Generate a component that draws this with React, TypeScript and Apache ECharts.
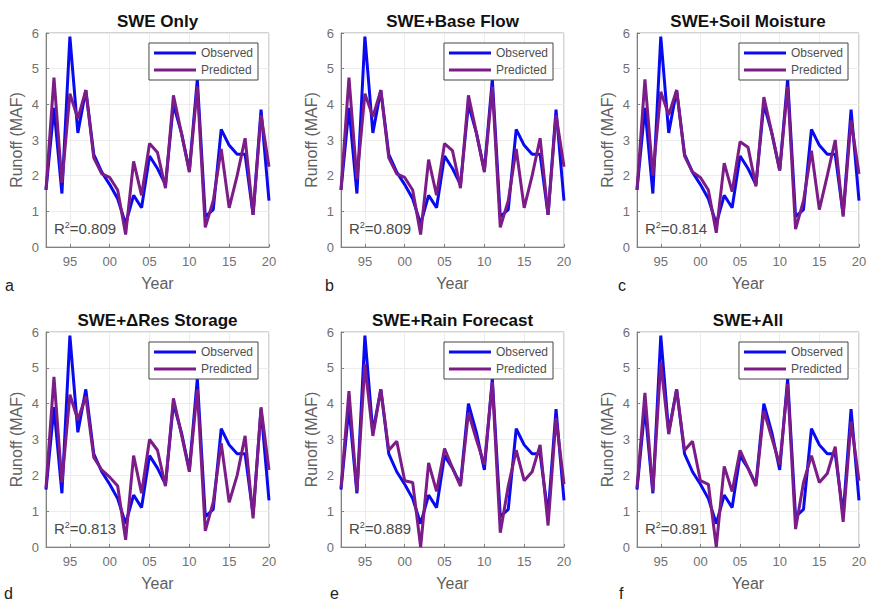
import React, { useEffect, useRef } from 'react';
import * as echarts from 'echarts';

const YEARS = [1992, 1993, 1994, 1995, 1996, 1997, 1998, 1999, 2000, 2001, 2002, 2003, 2004, 2005, 2006, 2007, 2008, 2009, 2010, 2011, 2012, 2013, 2014, 2015, 2016, 2017, 2018, 2019, 2020];

const OBSERVED = [1.6, 3.9, 1.5, 5.9, 3.2, 4.4, 2.6, 2.1, 1.75, 1.35, 0.65, 1.45, 1.1, 2.55, 2.2, 1.75, 4.0, 3.2, 2.15, 4.7, 0.85, 1.05, 3.3, 2.85, 2.6, 2.6, 0.9, 3.85, 1.3];

const PRED_SWE_ONLY = [1.6, 4.75, 1.8, 4.3, 3.6, 4.4, 2.5, 2.05, 1.95, 1.6, 0.35, 2.4, 1.45, 2.9, 2.65, 1.65, 4.25, 3.2, 2.1, 4.5, 0.55, 1.3, 2.75, 1.1, 2.0, 3.05, 0.9, 3.7, 2.25];
const PRED_BASE_FLOW = [1.6, 4.75, 1.9, 4.3, 3.65, 4.4, 2.5, 2.05, 1.95, 1.6, 0.35, 2.45, 1.45, 2.9, 2.7, 1.65, 4.25, 3.2, 2.1, 4.5, 0.55, 1.3, 2.75, 1.1, 2.0, 3.05, 0.9, 3.7, 2.25];
const PRED_SOIL_MOISTURE = [1.6, 4.7, 2.0, 4.35, 3.7, 4.4, 2.55, 2.1, 1.95, 1.6, 0.4, 2.35, 1.55, 2.95, 2.8, 1.7, 4.2, 3.2, 2.15, 4.5, 0.5, 1.3, 2.7, 1.05, 2.0, 3.0, 0.85, 3.55, 2.05];
const PRED_RES_STORAGE = [1.65, 4.75, 1.8, 4.25, 3.55, 4.2, 2.5, 2.15, 1.95, 1.7, 0.2, 2.55, 1.5, 3.0, 2.7, 1.7, 4.15, 3.15, 2.1, 4.4, 0.45, 1.25, 2.9, 1.25, 2.0, 3.1, 0.8, 3.9, 2.15];
const PRED_RAIN_FORECAST = [1.65, 4.35, 1.55, 5.1, 3.1, 4.4, 2.7, 2.95, 1.85, 1.8, 0.0, 2.35, 1.55, 2.75, 2.2, 1.7, 3.75, 3.0, 2.3, 4.6, 0.4, 1.7, 2.7, 1.85, 2.1, 2.85, 0.6, 3.6, 1.75];
const PRED_ALL = [1.65, 4.3, 1.55, 5.15, 3.15, 4.4, 2.7, 2.95, 1.85, 1.75, 0.0, 2.25, 1.55, 2.7, 2.2, 1.7, 3.8, 3.05, 2.3, 4.55, 0.5, 1.8, 2.55, 1.8, 2.05, 2.8, 0.7, 3.5, 1.85];

const PREDICTIONS = [PRED_SWE_ONLY, PRED_BASE_FLOW, PRED_SOIL_MOISTURE, PRED_RES_STORAGE, PRED_RAIN_FORECAST, PRED_ALL];
const PANEL_TITLES = ['SWE Only', 'SWE+Base Flow', 'SWE+Soil Moisture', 'SWE+\u0394Res Storage', 'SWE+Rain Forecast', 'SWE+All'];
const R2_VALUES = ['0.809', '0.809', '0.814', '0.813', '0.889', '0.891'];
const PANEL_LETTERS = ['a', 'b', 'c', 'd', 'e', 'f'];
const X_TICKS = [1995, 2000, 2005, 2010, 2015, 2020];
const SERIES_NAMES = ['Observed', 'Predicted'];

// layout (pixels)
const COL_LEFT = [46, 341, 637];
const COL_WIDTH = [223, 223, 222];
const ROW_TOP = [33, 332];
const ROW_HEIGHT = [214, 215];
const LETTER_X = [5, 325, 618];
const LETTER_X2 = [4, 330, 619];
const LETTER_Y = [285, 593];

const FONT = "'Liberation Sans', Arial, Helvetica, sans-serif";
const BLUE = '#0a0af0';
const PURPLE = '#7c1c88';

export default function App() {
  const ref = useRef<HTMLDivElement>(null);

  useEffect(() => {
    if (!ref.current) return;
    const chart = echarts.init(ref.current, undefined, { renderer: 'svg' });

    const grids: any[] = [];
    const xAxes: any[] = [];
    const yAxes: any[] = [];
    const series: any[] = [];
    const legends: any[] = [];
    const graphics: any[] = [];

    for (let i = 0; i < 6; i++) {
      const row = Math.floor(i / 3);
      const col = i % 3;
      const left = COL_LEFT[col];
      const top = ROW_TOP[row];
      const width = COL_WIDTH[col];
      const height = ROW_HEIGHT[row];

      grids.push({
        left, top, width, height,
        show: true,
        borderColor: '#a8a8a8',
        borderWidth: 1,
        backgroundColor: 'transparent',
        containLabel: false,
      });

      xAxes.push({
        type: 'value',
        gridIndex: i,
        min: 1992,
        max: 2020,
        name: 'Year',
        nameLocation: 'middle',
        nameGap: 28,
        nameTextStyle: { fontSize: 16, color: '#606060', fontFamily: FONT },
        axisLine: { show: true, onZero: false, lineStyle: { color: '#808080', width: 1 } },
        axisTick: { show: true, inside: true, length: 3, customValues: X_TICKS, lineStyle: { color: '#808080' } },
        axisLabel: {
          customValues: X_TICKS,
          margin: 8,
          fontSize: 13,
          color: '#707070',
          fontFamily: FONT,
          formatter: (v: number) => String(v % 100).padStart(2, '0'),
        },
        splitLine: { show: true, lineStyle: { color: '#ececec', width: 1 } },
      });

      yAxes.push({
        type: 'value',
        gridIndex: i,
        min: 0,
        max: 6,
        interval: 1,
        name: 'Runoff (MAF)',
        nameLocation: 'middle',
        nameGap: 22,
        nameTextStyle: { fontSize: 16, color: '#606060', fontFamily: FONT },
        axisLine: { show: true, lineStyle: { color: '#808080', width: 1 } },
        axisTick: { show: true, inside: true, length: 3, lineStyle: { color: '#808080' } },
        axisLabel: { margin: 7, fontSize: 13, color: '#707070', fontFamily: FONT },
        splitLine: { show: true, lineStyle: { color: '#ececec', width: 1 } },
      });

      series.push({
        type: 'line',
        name: SERIES_NAMES[0],
        xAxisIndex: i,
        yAxisIndex: i,
        data: YEARS.map((y, k) => [y, OBSERVED[k]]),
        symbol: 'none',
        showSymbol: false,
        clip: true,
        z: 2,
        lineStyle: { color: BLUE, width: 3 },
        itemStyle: { color: BLUE },
      });
      series.push({
        type: 'line',
        name: SERIES_NAMES[1],
        xAxisIndex: i,
        yAxisIndex: i,
        data: YEARS.map((y, k) => [y, PREDICTIONS[i][k]]),
        symbol: 'none',
        showSymbol: false,
        clip: true,
        z: 3,
        lineStyle: { color: PURPLE, width: 3 },
        itemStyle: { color: PURPLE },
      });

      legends.push({
        right: 877 - (left + width - 11),
        top: top + 10,
        orient: 'vertical',
        data: SERIES_NAMES,
        icon: 'rect',
        itemWidth: 42,
        itemHeight: 3,
        itemGap: 5,
        padding: [4, 5, 4, 5],
        borderColor: '#444',
        borderWidth: 1,
        backgroundColor: '#ffffff',
        selectedMode: false,
        textStyle: { fontSize: 12, color: '#505050', fontFamily: FONT },
      });

      // title
      graphics.push({
        type: 'text',
        x: left + width / 2,
        y: top - 12,
        style: {
          text: PANEL_TITLES[i],
          fontSize: 17,
          fontWeight: 'bold',
          fontFamily: FONT,
          fill: '#111',
          align: 'center',
          verticalAlign: 'middle',
        },
      });

      // R^2 annotation
      graphics.push({
        type: 'text',
        x: left + 8,
        y: top + height - 19,
        z: 10,
        style: {
          text: '{a|R}{s|2}{a|=' + R2_VALUES[i] + '}',
          verticalAlign: 'middle',
          rich: {
            a: { fontSize: 15, fill: '#4a4a4a', fontFamily: FONT },
            s: { fontSize: 9, fill: '#4a4a4a', fontFamily: FONT, verticalAlign: 'top', padding: [0, 0, 6, 0] },
          },
        },
      });

      // panel letter
      graphics.push({
        type: 'text',
        x: row === 0 ? LETTER_X[col] : LETTER_X2[col],
        y: LETTER_Y[row],
        style: {
          text: PANEL_LETTERS[i],
          fontSize: 16,
          fontFamily: FONT,
          fill: '#222',
          verticalAlign: 'middle',
        },
      });
    }

    chart.setOption({
      animation: false,
      backgroundColor: '#ffffff',
      grid: grids,
      xAxis: xAxes,
      yAxis: yAxes,
      series,
      legend: legends,
      graphic: graphics,
    });

    return () => chart.dispose();
  }, []);

  return (
    <div
      ref={ref}
      style={{ position: 'fixed', left: 0, top: 0, width: 877, height: 601, background: '#fff' }}
    />
  );
}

DESCRIPTION OF THE TASK — Skip every picture and return the lines above from the top through the one that contains "0.9, 3.85, 1.3];".

WRITTEN SOLUTION —
Generate a component that draws this with React, TypeScript and Apache ECharts.
import React, { useEffect, useRef } from 'react';
import * as echarts from 'echarts';

const YEARS = [1992, 1993, 1994, 1995, 1996, 1997, 1998, 1999, 2000, 2001, 2002, 2003, 2004, 2005, 2006, 2007, 2008, 2009, 2010, 2011, 2012, 2013, 2014, 2015, 2016, 2017, 2018, 2019, 2020];

const OBSERVED = [1.6, 3.9, 1.5, 5.9, 3.2, 4.4, 2.6, 2.1, 1.75, 1.35, 0.65, 1.45, 1.1, 2.55, 2.2, 1.75, 4.0, 3.2, 2.15, 4.7, 0.85, 1.05, 3.3, 2.85, 2.6, 2.6, 0.9, 3.85, 1.3];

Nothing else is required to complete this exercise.